I think there was some realistic fear of a tech bubble back before any of these "sexy" IPOs actually took place and people seemed overly eager for them. But with a little bit of bubble-fear from the media, people seem to have stepped back and are respecting true valuations again . . . more or less.
And yeah, Zuckerberg making a dumb (or more probably, cronyism-based) decision for his company is neither here nor there.
Re:Personal Deal (Score:5, Insightful)
I figured the same thing. At least one of Instagram's employees, Philip McAllister, was at Gowalla when it was picked up by Facebook less than 6 months ago.
That guy might be the luckiest bastard in the world, having worked for 2 tiny companies whose only significant act was getting acquired by Facebook. On the other hand, Zuckerberg could just be funneling company money to friends?
Re:and this is how... (Score:4, Insightful)
The cloud is a bubble in part BECAUSE it is a fad way of renaming existing technologies under one umbrella label.
"...in the cloud" is the new '...on the internet!' of the dotcom bubble
Comment removed (Score:5, Insightful)
Re:and this is how... (Score:5, Insightful)
The politicians, funded by the investment bankers, made it possible. It was a really bad idea to tie investment banking to retail banking in the 1920's and a bad idea today. The investment bankers created investments out of the mortgage pools and sold them off by risk (with the top being AAA). This meant that more groups could buy shoddy mortgages (some organizations required AAA investments) and get a higher return. More money flooding into the system meant pressure to make more loans (and more fees). Without any vested interest in the loans (the banks were just going to sell them anyway), oversight became lax. Once that wall was broken down between investment and retail banking in the 1990's, bubbles with traditional retail banking assets were inevitable.

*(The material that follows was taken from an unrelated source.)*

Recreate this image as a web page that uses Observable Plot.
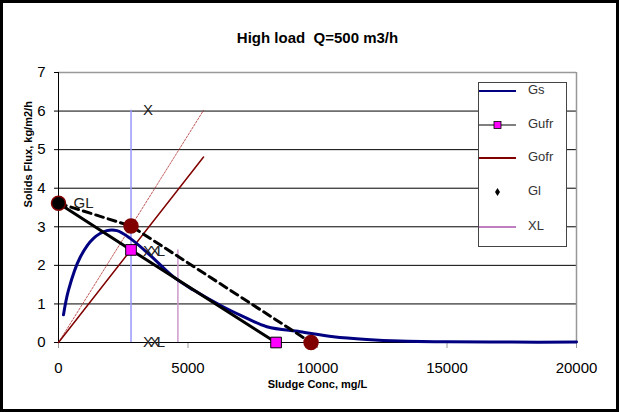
<!DOCTYPE html>
<html><head><meta charset="utf-8">
<script src="https://cdn.jsdelivr.net/npm/d3@7"></script>
<script src="https://cdn.jsdelivr.net/npm/@observablehq/plot@0.6"></script>
<style>
body{margin:0;background:#fff}
#wrap{position:relative;width:619px;height:412px;overflow:hidden;font-family:"Liberation Sans",Arial,sans-serif}
#wrap svg{position:absolute;left:0;top:0}
#frame{position:absolute;left:0;top:0;width:619px;height:412px;box-sizing:border-box;border:3px solid #000;pointer-events:none}
#legend{position:absolute;left:478px;top:82px;width:89px;height:165px;box-sizing:border-box;border:1px solid #444;background:#fff}
.li{position:absolute;left:0;height:16px;width:88px}
.li svg{position:absolute;left:6px;top:0}
.li span{position:absolute;left:49px;top:-1px;font-size:13px;color:#333}
</style></head>
<body><div id="wrap"></div>
<script>
// ---- data ----
const title = "High load  Q=500 m3/h";
const xLabel = "Sludge Conc, mg/L";
const yLabel = "Solids Flux, kg/m2/h";
const xTicks = [0, 5000, 10000, 15000, 20000];
const yTicks = [0, 1, 2, 3, 4, 5, 6, 7];
const gridY = [1, 2, 3, 4, 5, 6];

// Gs: settling flux curve
const gsX = [193, 386, 838, 1351, 1869, 2255, 2768, 3541, 4440, 5212, 6371, 7015, 8046, 9332, 10618, 11907, 13193, 15000, 17500, 20000];
const gsY = [0.72, 1.36, 2.21, 2.70, 2.90, 2.90, 2.70, 2.26, 1.70, 1.36, 0.92, 0.71, 0.41, 0.28, 0.15, 0.08, 0.04, 0.02, 0.01, 0.01];
// Gufr: underflow operating line
const gufrX = [0, 2800, 8400];
const gufrY = [3.61, 2.40, 0];
const gufrMarkX = [2800, 8400];
const gufrMarkY = [2.40, 0];
// Gofr: overflow line
const gofrX = [0, 5600];
const gofrY = [0, 4.81];
// dotted overflow line
const dotX = [0, 5600];
const dotY = [0, 6.02];
// dashed limiting line
const dashX = [0, 2800, 9750];
const dashY = [3.61, 3.02, 0];
const dashMarkX = [2800, 9750];
const dashMarkY = [3.02, 0];
// GL point
const glX = [0];
const glY = [3.61];
// X vertical line
const xLineX = 2800;
const xLineY = [0, 6.02];
// XL vertical line
const xlLineX = 4610;
const xlLineY = [0, 2.40];
// labels ("X" and "XL" overlap in the original; drawn squeezed as one text)
const labelX = [0, 2800, 2800, 2800];
const labelY = [3.61, 6.02, 2.38, 0];
const labelText = ["GL", "X", "XXL", "XXL"];
const labelDx = [15, 12, 12, 12];
const labelSqueeze = [0, 0, 22, 22];

const legendNames = ["Gs", "Gufr", "Gofr", "Gl", "XL"];

const pts = (xs, ys) => xs.map((x, i) => ({x, y: ys[i]}));

const plot = Plot.plot({
  width: 619, height: 412,
  marginLeft: 58, marginRight: 43, marginTop: 72, marginBottom: 70,
  style: {fontFamily: "'Liberation Sans', Arial, sans-serif", fontSize: "15px", background: "transparent", color: "#000"},
  x: {domain: [0, 20000]},
  y: {domain: [0, 7]},
  marks: [
    Plot.ruleY(gridY, {stroke: "#000", strokeWidth: 1}),
    Plot.ruleY([7], {stroke: "#999", strokeWidth: 1.5}),
    Plot.ruleX([20000], {stroke: "#999", strokeWidth: 1.5}),
    Plot.axisY({ticks: yTicks, tickSize: 4, tickPadding: 9, label: null, tickFormat: d => String(d)}),
    Plot.axisX({ticks: xTicks, tickSize: 6, tickPadding: 14, label: null, tickFormat: d => String(d), stroke: "#999"}),
    Plot.ruleY([0], {stroke: "#000", strokeWidth: 1}),
    Plot.ruleX([0], {stroke: "#000", strokeWidth: 1}),
    // vertical lines
    Plot.ruleX([xLineX], {y1: xLineY[0], y2: xLineY[1], stroke: "#9999ff", strokeWidth: 1.5}),
    Plot.ruleX([xlLineX], {y1: xlLineY[0], y2: xlLineY[1], stroke: "#cc99cc", strokeWidth: 1.5}),
    // dotted overflow line
    Plot.line(pts(dotX, dotY), {x: "x", y: "y", stroke: "#b03030", strokeWidth: 0.8, strokeDasharray: "2,1.5"}),
    // Gofr
    Plot.line(pts(gofrX, gofrY), {x: "x", y: "y", stroke: "#800000", strokeWidth: 1.5}),
    // Gs
    Plot.line(pts(gsX, gsY), {x: "x", y: "y", stroke: "#000080", strokeWidth: 3, curve: "catmull-rom"}),
    // Gufr
    Plot.line(pts(gufrX, gufrY), {x: "x", y: "y", stroke: "#000", strokeWidth: 3}),
    // dashed
    Plot.line(pts(dashX, dashY), {x: "x", y: "y", stroke: "#000", strokeWidth: 3, strokeDasharray: "8,5"}),
    Plot.dot(pts(gufrMarkX, gufrMarkY), {x: "x", y: "y", symbol: "square", r: 6, fill: "#ff00ff", stroke: "#000", strokeWidth: 1}),
    Plot.dot(pts(dashMarkX, dashMarkY), {x: "x", y: "y", r: 7, fill: "#800000", stroke: "#800000"}),
    Plot.dot(pts(glX, glY), {x: "x", y: "y", r: 7, fill: "#000", stroke: "#800000", strokeWidth: 1.5}),
    // labels
    Plot.text(labelText.map((t, i) => ({t, x: labelX[i], y: labelY[i]})), {
      x: "x", y: "y", text: "t", textAnchor: "start", fontSize: 15, fill: "#222",
      render(index, scales, values, dims, ctx, next) {
        const g = next(index, scales, values, dims, ctx);
        d3.select(g).selectAll("text").each(function(_, j) {
          const i = index[j];
          const el = d3.select(this);
          el.attr("transform", (el.attr("transform") || "") + ` translate(${labelDx[i]},0)`);
          if (labelSqueeze[i]) {
            el.attr("textLength", labelSqueeze[i]).attr("lengthAdjust", "spacing");
          }
        });
        return g;
      }
    }),
    // title and axis labels
    Plot.text([title], {frameAnchor: "top", dy: -40, fontSize: 15, fontWeight: "bold", fill: "#000"}),
    Plot.text([xLabel], {frameAnchor: "bottom", dy: 45, fontSize: 11, fontWeight: "bold", fill: "#000"}),
    Plot.text([yLabel], {frameAnchor: "left", dx: -30, rotate: -90, fontSize: 11, fontWeight: "bold", fill: "#000"})
  ]
});

const wrap = document.getElementById("wrap");
wrap.appendChild(plot);

// legend overlay
const legend = document.createElement("div");
legend.id = "legend";
const rowTops = [0, 33.7, 67, 101, 136];
const sample = {
  Gs: `<line x1="0" y1="8" x2="37" y2="8" stroke="#000080" stroke-width="2"/>`,
  Gufr: `<line x1="0" y1="8" x2="37" y2="8" stroke="#000" stroke-width="1"/><rect x="15" y="4.5" width="7" height="7" fill="#ff00ff" stroke="#000" stroke-width="0.8"/>`,
  Gofr: `<line x1="0" y1="8" x2="37" y2="8" stroke="#800000" stroke-width="2"/>`,
  Gl: `<path d="M18.5 4 L21 8 L18.5 12 L16 8 Z" fill="#000"/>`,
  XL: `<line x1="0" y1="8" x2="37" y2="8" stroke="#800080" stroke-width="1"/>`
};
legendNames.forEach((n, i) => {
  const row = document.createElement("div");
  row.className = "li";
  row.style.top = rowTops[i] + "px";
  row.innerHTML = `<svg width="38" height="16">${sample[n]}</svg><span>${n}</span>`;
  legend.appendChild(row);
});
wrap.appendChild(legend);
const frame = document.createElement("div");
frame.id = "frame";
wrap.appendChild(frame);
</script>
</body></html>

I worked for a large finance company during that time (just a harmless middle manager, so don't blame me). We had all our clients money market assets in "AAA" mortgage backed securities. We made 6% and paid 0.25% return to our clients. Life was good (until it all came crashing down). So, I guess greed is what really made it possible.

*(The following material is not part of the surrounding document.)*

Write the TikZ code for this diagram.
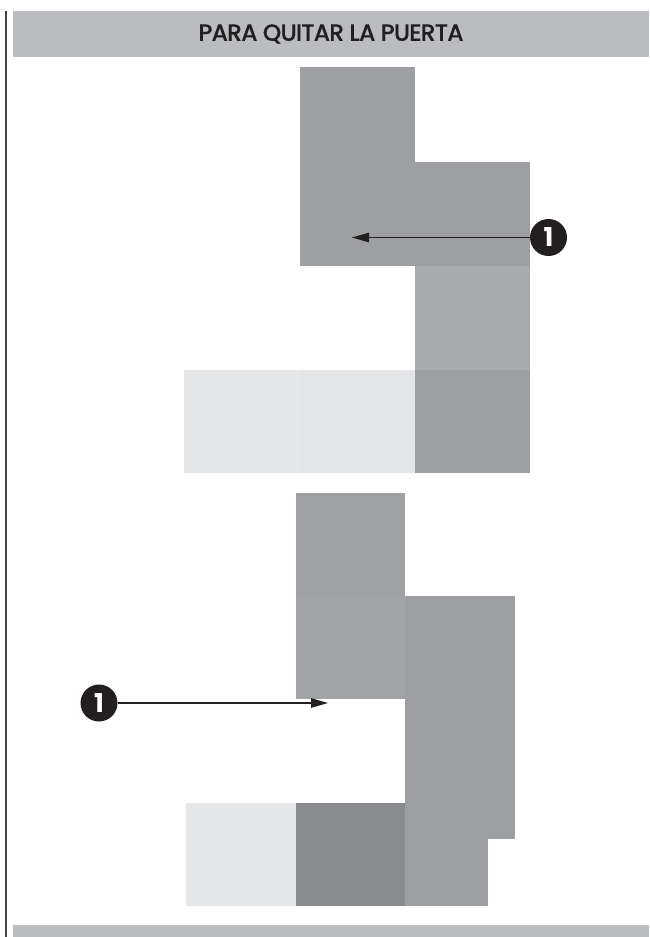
\documentclass[tikz,border=0pt]{standalone}
\usepackage{xcolor}
\usepackage{fontspec}
\setmainfont{Poppins}
\newfontfamily\titlefont[LetterSpace=-3.5,FakeBold=0.25]{Poppins Medium}
\usetikzlibrary{arrows.meta,positioning,calc}
\definecolor{bargray}{HTML}{BBBCBF}
\definecolor{doorgray}{HTML}{9E9FA2}
\definecolor{midgray}{HTML}{A9AAAD}
\definecolor{palegray}{HTML}{E6E7E8}
\definecolor{deepgray}{HTML}{8A8B8E}
\definecolor{inkblack}{HTML}{231F20}

\begin{document}
\begin{tikzpicture}[
  x=1pt, y=-1pt,
  bar/.style={fill=bargray, draw=none, inner sep=0pt, outer sep=0pt, anchor=north west, minimum width=636pt},
  marker/.style={circle, fill=inkblack, minimum size=37pt, inner sep=0pt, outer sep=0pt, text=white, font=\fontsize{26}{26}\selectfont\bfseries},
  arr/.style={-{Triangle[length=17pt,width=9.5pt]}, line width=1.2pt, draw=inkblack}
]
\useasboundingbox (0,0) rectangle (649,937);
\draw[line width=1.3pt, draw=inkblack!85] (6,11) -- (6,937);
\node[bar, minimum height=46pt, text=inkblack, font=\fontsize{23.5}{24}\titlefont] (titlebar) at (13,11) {PARA QUITAR LA PUERTA};
\node[bar, minimum height=12pt] (footbar) at (13,925) {};
\fill[doorgray] (300,67) rectangle (415,266);
\fill[doorgray] (415,162) rectangle (530,266);
\fill[midgray] (415,266) rectangle (530,370);
\fill[doorgray] (415,370) rectangle (530,473);
\fill[palegray] (184,370) rectangle (300,473);
\fill[palegray!97!doorgray] (300,370) rectangle (415,473);
\fill[doorgray!98!white] (296,493) rectangle (405,596);
\fill[doorgray!96!white] (296,596) rectangle (405,699);
\fill[doorgray] (405,596) rectangle (515,839);
\fill[doorgray] (405,839) rectangle (488,906);
\fill[palegray] (186,803) rectangle (296,906);
\fill[deepgray] (296,803) rectangle (405,906);
\node[marker] (markerA) at (548.5,237.5) {1};
\node[marker] (markerB) at (99,703) {1};
\coordinate (tipA) at (352,237.5);
\coordinate (tipB) at (328,703);
\draw[arr] (markerA) -- (tipA);
\draw[arr] (markerB) -- (tipB);
\end{tikzpicture}
\end{document}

Re:and this is how... (Score:4, Insightful)
Re:Was told, not consulted. (Score:5, Insightful)
If you [...] on [...] Facebook [...] you get what you deserve.
Here's a succinct version with a wider margin of safety.
Re:and this is how... (Score:4, Insightful)
Ironically, farmers would probably be the best off, if they have equipment for production and land.
What is it that gives a farmer exclusive right over such large tracts of land if not a piece of paper? One person can't reasonably be said to "occupy" tens or hundreds of hectares without the force of law behind them.
And this is before asking what they're supposed to do with unharvested crops without gasoline and/or laborers. Since they need to be harvested first, all he can do to "pay" for things is write an IOU, another piece of paper.